(Figure scripts)
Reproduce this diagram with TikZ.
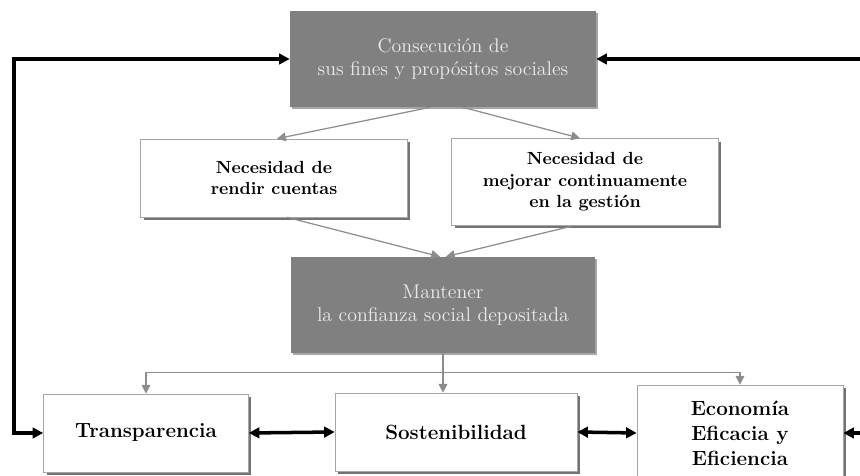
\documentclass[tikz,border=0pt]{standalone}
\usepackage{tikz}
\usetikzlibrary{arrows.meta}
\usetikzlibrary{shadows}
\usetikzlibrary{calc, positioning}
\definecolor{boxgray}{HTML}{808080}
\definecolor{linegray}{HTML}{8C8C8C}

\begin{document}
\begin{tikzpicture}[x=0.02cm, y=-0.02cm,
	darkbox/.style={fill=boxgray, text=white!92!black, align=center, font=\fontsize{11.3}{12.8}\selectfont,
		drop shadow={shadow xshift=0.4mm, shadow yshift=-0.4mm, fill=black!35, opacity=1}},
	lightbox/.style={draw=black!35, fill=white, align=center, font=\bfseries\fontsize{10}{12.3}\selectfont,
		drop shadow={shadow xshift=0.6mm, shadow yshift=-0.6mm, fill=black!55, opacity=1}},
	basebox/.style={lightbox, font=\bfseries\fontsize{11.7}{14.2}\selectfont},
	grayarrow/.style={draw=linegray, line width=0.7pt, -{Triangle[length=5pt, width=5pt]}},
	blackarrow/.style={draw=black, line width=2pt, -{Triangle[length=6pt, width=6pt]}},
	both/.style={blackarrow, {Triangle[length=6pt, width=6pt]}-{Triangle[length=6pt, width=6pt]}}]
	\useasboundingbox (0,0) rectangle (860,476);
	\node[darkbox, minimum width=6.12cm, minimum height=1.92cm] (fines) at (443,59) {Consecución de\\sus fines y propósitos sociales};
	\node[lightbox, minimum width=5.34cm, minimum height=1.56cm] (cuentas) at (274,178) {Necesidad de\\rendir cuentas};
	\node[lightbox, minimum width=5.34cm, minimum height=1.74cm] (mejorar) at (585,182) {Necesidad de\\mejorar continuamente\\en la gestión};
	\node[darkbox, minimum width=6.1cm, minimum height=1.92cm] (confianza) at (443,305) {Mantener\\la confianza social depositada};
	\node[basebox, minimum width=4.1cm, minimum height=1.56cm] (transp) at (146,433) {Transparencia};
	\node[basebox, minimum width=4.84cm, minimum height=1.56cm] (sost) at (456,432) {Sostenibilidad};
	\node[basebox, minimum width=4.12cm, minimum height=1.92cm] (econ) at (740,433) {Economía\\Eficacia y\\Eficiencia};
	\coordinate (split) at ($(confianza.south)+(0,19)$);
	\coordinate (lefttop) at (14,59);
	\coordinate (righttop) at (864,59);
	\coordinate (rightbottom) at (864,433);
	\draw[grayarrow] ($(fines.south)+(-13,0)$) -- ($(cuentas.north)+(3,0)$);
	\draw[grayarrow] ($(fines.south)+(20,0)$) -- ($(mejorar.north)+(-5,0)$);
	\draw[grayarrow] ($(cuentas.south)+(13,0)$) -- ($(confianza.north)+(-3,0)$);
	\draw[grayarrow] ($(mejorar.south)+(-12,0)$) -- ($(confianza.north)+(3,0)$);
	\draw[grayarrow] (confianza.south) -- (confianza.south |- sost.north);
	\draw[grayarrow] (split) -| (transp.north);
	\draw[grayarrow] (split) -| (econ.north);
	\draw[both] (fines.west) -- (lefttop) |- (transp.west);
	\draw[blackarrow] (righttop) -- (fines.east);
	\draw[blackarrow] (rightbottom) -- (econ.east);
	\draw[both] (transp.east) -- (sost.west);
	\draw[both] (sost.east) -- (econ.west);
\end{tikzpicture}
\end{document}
...
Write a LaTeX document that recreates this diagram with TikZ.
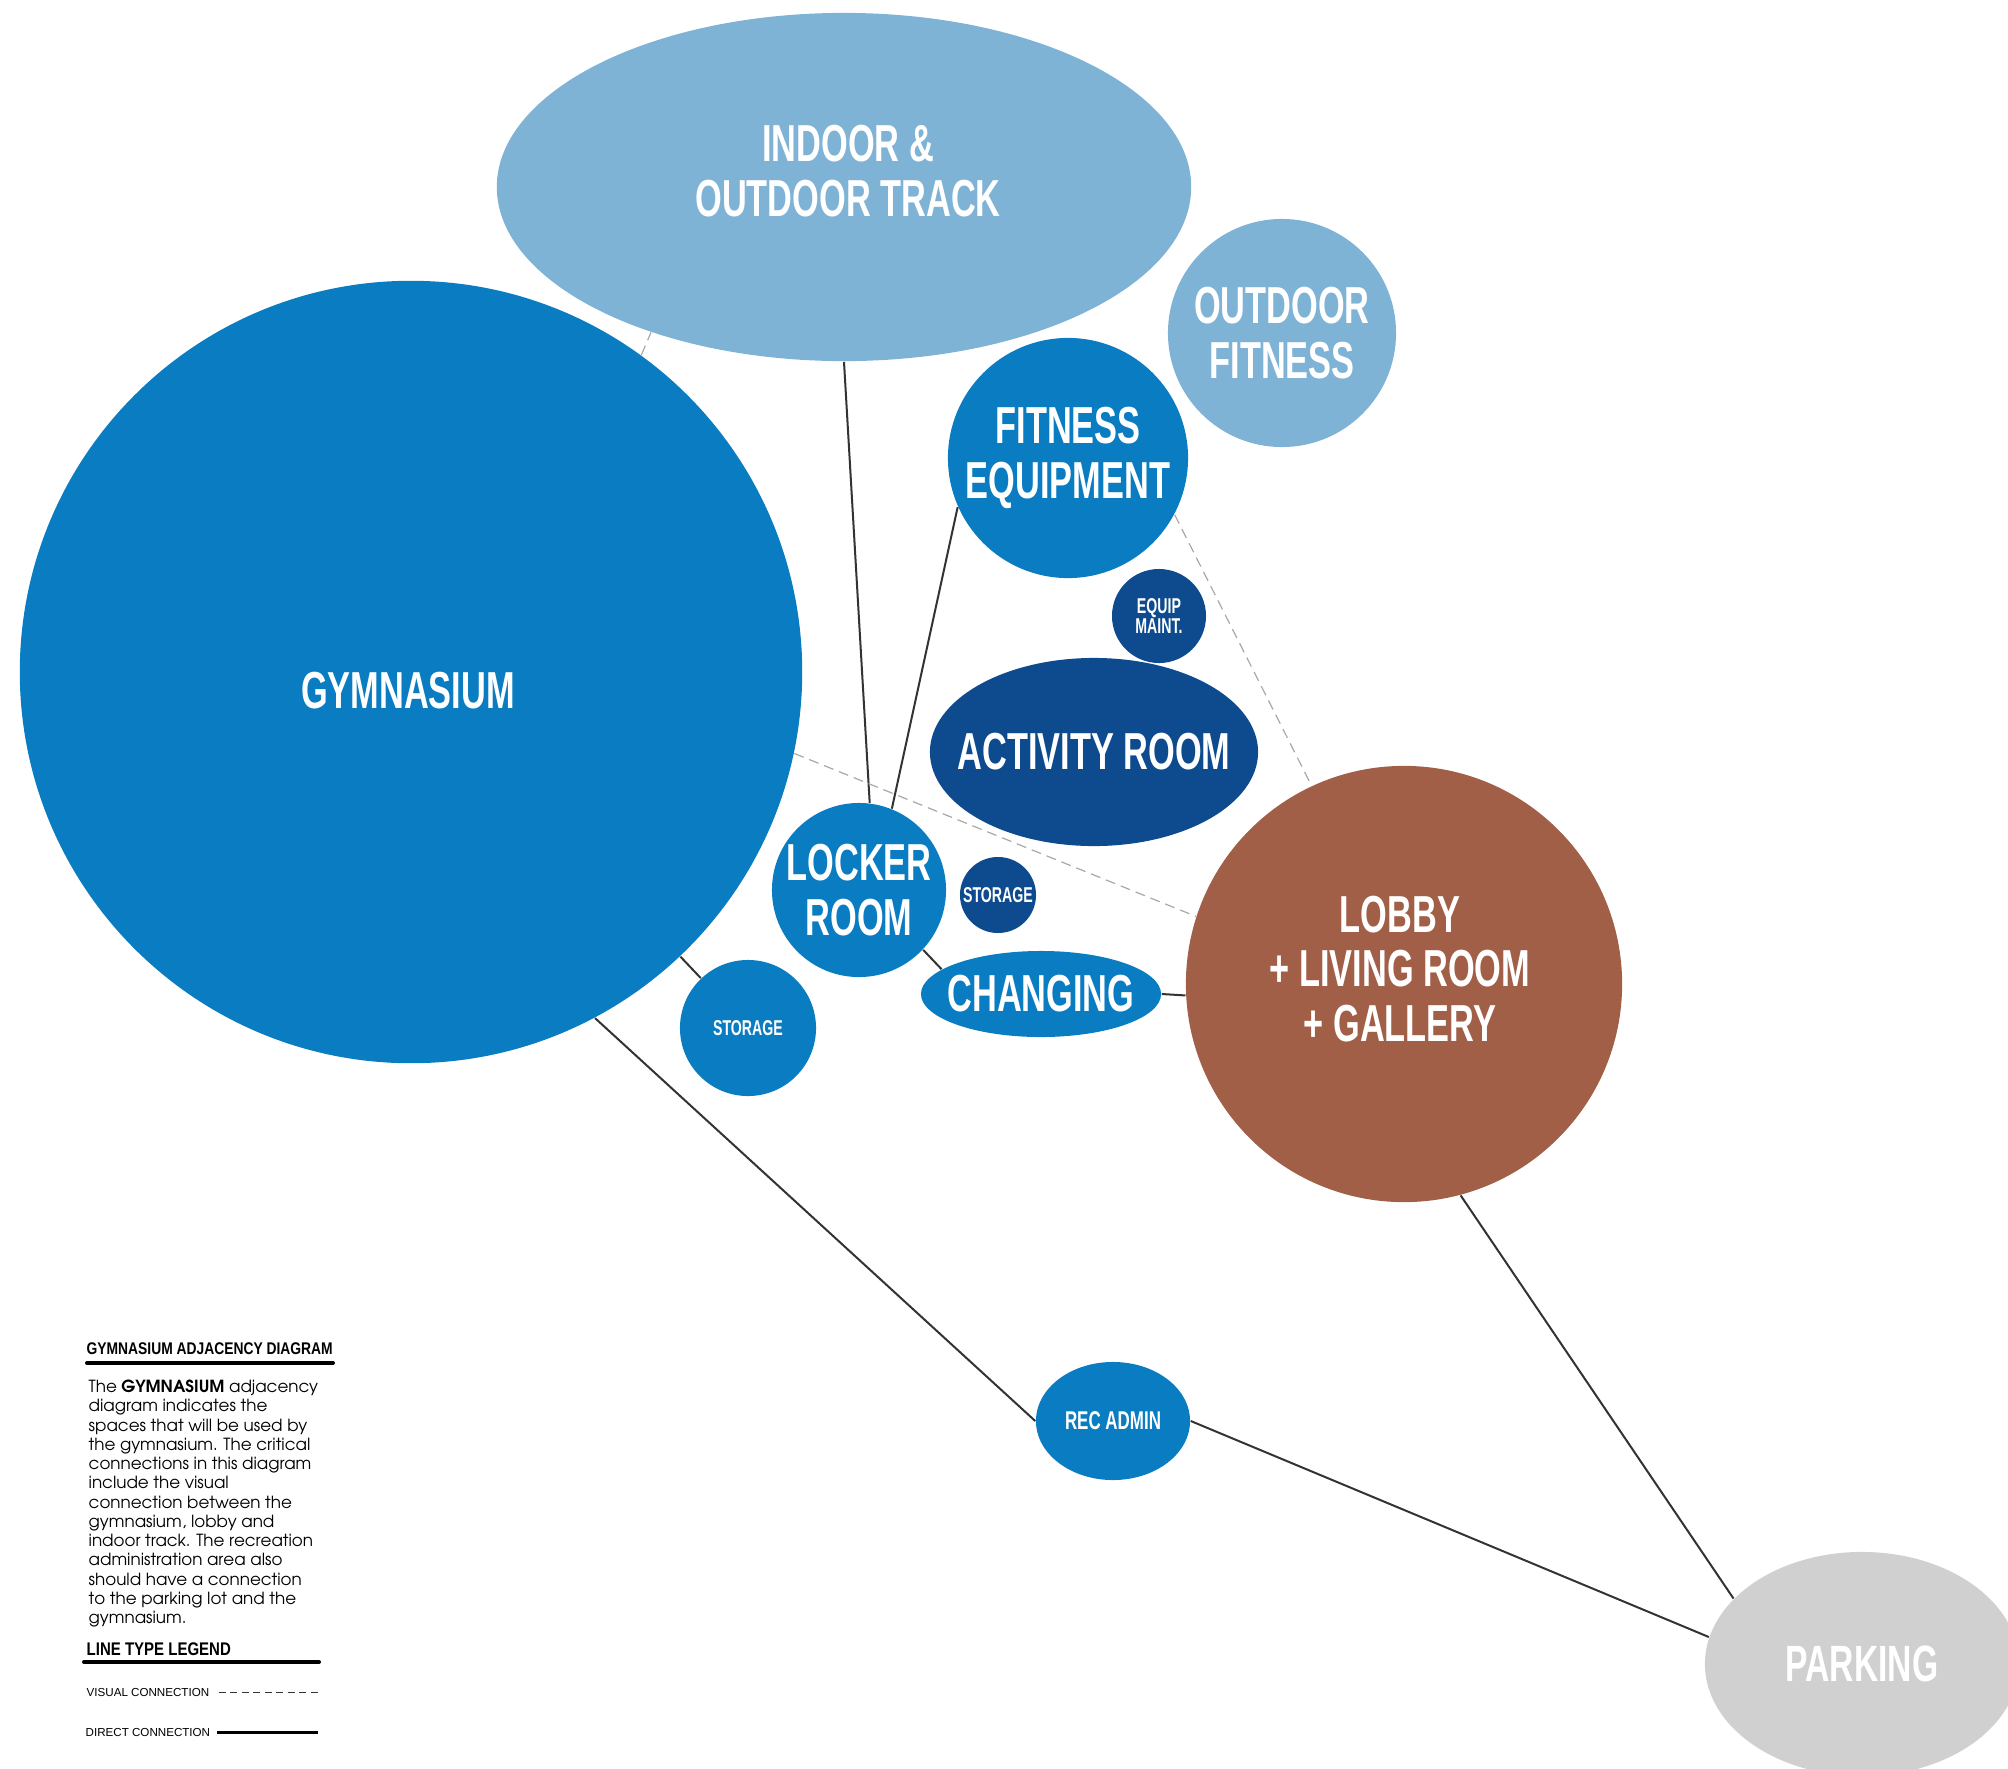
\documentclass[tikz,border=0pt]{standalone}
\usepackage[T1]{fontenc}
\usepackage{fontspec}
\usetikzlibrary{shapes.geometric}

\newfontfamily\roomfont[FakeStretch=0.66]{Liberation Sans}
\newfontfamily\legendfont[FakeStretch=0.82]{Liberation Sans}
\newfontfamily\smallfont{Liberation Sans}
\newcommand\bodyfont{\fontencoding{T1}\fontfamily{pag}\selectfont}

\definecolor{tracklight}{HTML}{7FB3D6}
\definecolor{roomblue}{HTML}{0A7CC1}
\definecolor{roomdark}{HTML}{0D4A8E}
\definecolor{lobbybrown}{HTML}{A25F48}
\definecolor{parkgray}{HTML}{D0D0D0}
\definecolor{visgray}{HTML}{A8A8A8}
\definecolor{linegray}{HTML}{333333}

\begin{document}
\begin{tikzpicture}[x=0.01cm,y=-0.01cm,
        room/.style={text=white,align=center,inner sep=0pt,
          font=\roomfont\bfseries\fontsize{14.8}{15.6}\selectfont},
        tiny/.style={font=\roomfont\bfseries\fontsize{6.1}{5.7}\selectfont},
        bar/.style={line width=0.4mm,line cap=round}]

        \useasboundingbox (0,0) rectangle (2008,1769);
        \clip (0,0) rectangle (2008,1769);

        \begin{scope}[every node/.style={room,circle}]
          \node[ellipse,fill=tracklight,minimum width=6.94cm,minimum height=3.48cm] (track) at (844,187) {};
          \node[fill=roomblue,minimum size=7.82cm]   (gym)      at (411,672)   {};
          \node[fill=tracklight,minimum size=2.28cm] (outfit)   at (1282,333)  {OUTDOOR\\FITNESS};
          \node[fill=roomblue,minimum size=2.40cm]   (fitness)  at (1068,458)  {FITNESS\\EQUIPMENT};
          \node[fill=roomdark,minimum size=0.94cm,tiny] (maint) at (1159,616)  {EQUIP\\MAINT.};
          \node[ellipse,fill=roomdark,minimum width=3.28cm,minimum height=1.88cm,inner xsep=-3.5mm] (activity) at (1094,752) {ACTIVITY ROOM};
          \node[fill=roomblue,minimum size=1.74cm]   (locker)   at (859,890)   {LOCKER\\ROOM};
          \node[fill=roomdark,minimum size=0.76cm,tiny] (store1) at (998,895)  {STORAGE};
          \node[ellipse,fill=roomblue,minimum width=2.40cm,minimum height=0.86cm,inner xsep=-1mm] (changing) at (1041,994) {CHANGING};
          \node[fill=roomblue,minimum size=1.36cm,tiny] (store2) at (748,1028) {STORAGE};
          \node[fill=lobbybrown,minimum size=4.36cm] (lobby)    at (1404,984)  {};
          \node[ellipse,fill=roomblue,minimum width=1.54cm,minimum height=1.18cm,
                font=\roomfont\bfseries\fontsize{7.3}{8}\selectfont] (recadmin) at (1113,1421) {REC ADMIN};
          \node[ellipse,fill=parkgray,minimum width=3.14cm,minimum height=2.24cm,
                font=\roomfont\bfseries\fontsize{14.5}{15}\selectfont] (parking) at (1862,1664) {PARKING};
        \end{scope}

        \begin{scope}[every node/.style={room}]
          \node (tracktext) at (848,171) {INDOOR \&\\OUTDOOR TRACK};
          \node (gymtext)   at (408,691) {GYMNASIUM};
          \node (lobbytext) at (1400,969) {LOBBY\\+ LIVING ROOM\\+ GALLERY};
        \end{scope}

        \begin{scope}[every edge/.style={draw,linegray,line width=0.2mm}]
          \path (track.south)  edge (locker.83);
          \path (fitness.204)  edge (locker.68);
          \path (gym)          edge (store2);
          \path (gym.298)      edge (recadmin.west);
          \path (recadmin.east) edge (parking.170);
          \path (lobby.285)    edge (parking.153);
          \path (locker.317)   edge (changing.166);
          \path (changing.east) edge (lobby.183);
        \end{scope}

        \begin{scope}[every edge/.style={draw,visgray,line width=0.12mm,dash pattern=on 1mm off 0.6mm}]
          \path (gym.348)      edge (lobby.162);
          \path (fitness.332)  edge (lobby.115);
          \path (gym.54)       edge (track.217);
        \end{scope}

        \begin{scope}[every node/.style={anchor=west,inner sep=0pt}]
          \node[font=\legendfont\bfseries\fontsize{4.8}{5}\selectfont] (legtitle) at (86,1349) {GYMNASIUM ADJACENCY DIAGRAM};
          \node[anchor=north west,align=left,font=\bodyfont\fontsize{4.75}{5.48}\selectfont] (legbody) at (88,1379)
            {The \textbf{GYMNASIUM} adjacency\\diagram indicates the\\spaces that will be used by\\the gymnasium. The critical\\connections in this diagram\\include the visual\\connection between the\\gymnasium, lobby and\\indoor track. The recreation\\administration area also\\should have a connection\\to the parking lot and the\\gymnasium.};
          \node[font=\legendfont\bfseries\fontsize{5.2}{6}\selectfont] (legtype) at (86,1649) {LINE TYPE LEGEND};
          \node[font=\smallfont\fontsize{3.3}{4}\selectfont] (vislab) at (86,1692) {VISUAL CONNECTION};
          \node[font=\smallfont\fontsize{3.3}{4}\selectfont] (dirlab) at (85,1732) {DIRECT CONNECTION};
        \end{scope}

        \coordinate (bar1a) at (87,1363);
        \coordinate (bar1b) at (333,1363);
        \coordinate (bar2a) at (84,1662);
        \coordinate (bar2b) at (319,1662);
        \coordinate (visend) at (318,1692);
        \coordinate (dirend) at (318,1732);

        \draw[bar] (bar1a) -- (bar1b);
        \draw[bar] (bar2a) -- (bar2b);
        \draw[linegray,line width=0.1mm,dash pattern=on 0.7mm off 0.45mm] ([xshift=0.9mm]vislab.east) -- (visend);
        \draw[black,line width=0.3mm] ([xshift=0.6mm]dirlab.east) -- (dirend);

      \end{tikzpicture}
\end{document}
* * *
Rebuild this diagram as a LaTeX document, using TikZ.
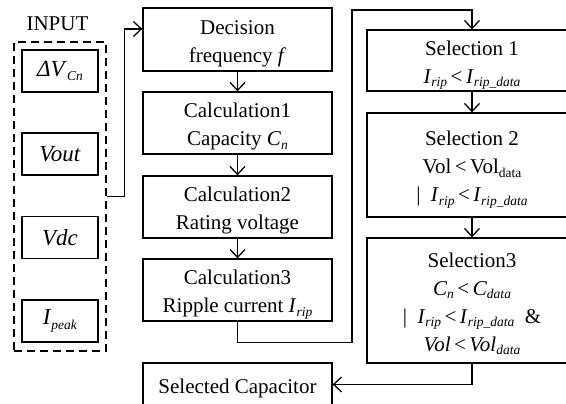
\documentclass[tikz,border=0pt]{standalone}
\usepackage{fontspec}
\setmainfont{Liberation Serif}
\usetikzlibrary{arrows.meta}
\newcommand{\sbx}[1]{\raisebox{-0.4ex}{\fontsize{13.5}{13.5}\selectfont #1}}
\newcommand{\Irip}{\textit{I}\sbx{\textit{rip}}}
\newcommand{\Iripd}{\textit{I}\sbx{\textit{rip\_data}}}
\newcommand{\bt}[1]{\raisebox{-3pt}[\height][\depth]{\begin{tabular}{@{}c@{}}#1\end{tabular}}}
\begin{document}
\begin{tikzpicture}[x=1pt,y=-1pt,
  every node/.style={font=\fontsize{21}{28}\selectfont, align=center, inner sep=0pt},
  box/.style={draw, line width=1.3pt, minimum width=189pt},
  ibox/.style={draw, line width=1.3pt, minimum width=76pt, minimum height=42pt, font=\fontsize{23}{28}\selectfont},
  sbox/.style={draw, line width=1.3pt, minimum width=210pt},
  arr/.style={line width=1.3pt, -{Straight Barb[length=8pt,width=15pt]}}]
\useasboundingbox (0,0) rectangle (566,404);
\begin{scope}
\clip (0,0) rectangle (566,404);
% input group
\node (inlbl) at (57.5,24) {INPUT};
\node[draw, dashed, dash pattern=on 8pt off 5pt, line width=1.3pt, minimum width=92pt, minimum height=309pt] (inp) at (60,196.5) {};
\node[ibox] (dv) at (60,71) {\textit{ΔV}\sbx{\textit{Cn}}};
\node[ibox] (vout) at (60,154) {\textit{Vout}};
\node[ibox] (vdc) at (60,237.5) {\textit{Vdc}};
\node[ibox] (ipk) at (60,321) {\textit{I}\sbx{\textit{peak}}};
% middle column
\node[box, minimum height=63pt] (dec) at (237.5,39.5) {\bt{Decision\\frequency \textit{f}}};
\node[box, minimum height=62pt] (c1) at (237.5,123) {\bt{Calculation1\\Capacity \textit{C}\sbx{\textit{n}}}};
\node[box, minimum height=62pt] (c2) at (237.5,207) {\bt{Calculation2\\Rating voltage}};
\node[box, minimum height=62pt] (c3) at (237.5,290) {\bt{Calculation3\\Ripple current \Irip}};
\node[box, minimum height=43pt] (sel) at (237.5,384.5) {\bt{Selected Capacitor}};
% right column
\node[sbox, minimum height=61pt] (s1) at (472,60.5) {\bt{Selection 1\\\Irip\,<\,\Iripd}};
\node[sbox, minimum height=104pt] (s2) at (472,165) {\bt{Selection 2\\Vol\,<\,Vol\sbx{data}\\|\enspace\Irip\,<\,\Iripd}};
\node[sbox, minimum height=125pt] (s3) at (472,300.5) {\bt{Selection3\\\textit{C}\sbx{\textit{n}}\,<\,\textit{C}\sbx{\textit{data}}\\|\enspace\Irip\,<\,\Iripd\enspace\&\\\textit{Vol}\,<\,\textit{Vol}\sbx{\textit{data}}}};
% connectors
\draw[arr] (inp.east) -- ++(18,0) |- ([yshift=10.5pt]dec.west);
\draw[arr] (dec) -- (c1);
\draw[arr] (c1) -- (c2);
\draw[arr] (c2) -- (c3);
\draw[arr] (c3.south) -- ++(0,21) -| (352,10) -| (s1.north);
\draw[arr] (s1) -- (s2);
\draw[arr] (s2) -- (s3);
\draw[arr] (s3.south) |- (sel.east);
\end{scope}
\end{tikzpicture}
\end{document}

- _DESCRIPTION OF THE TASK_
Find the word "this" in the material, then list each line that holds it.

- _CORRECT OUTPUT_
Reproduce this diagram with TikZ.
Write a LaTeX document that recreates this diagram with TikZ.
            {The \textbf{GYMNASIUM} adjacency\\diagram indicates the\\spaces that will be used by\\the gymnasium. The critical\\connections in this diagram\\include the visual\\connection between the\\gymnasium, lobby and\\indoor track. The recreation\\administration area also\\should have a connection\\to the parking lot and the\\gymnasium.};
Rebuild this diagram as a LaTeX document, using TikZ.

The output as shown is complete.